This is the only place an address and length are passed to
xs_sendpages(), so you could eliminate these arguments and simplify
xs_sendpages() as a result.

However, if we want both a connected UDP capability and a shared UDP
socket capability, we may need to keep these arguments, and make the
UDP connection logic added below conditional.

>>       dprintk("RPC:       xs_udp_send_request(%u) = %d\n",
>> @@ -1445,13 +1445,13 @@ static inline void xs_reclassify_socket6(struct socket *sock)
>>  }
>>  #endif
>>
>> -static void xs_udp_finish_connecting(struct rpc_xprt *xprt, struct socket *sock)
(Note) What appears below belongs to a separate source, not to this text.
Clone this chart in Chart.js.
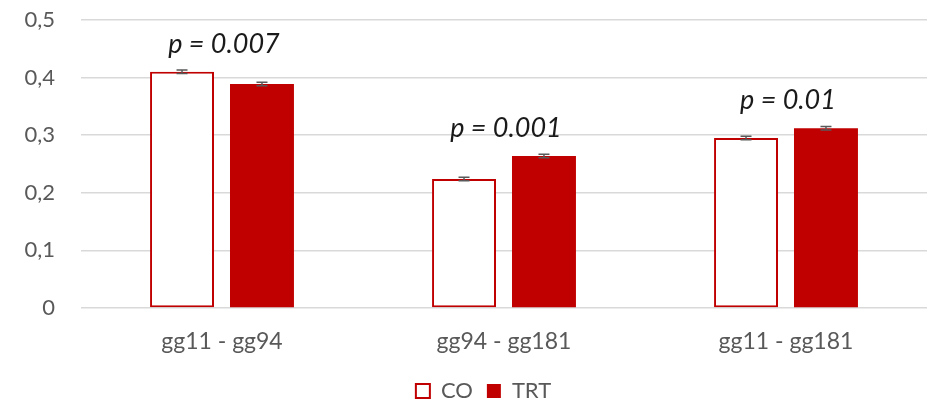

>> +static int xs_udp_finish_connecting(struct rpc_xprt *xprt, struct socket *sock)
>>  {
>>       struct sock_xprt *transport = container_of(xprt, struct sock_xprt, xprt);
>> +     struct sock *sk = sock->sk;
>> +     int ret;
>>
>>       if (!transport->inet) {
>> -             struct sock *sk = sock->sk;
>> -
>>               write_lock_bh(&sk->sk_callback_lock);
>>
>>               sk->sk_user_data = xprt;
>> @@ -1463,8 +1463,6 @@ static void xs_udp_finish_connecting(struct rpc_xprt *xprt, struct socket *sock)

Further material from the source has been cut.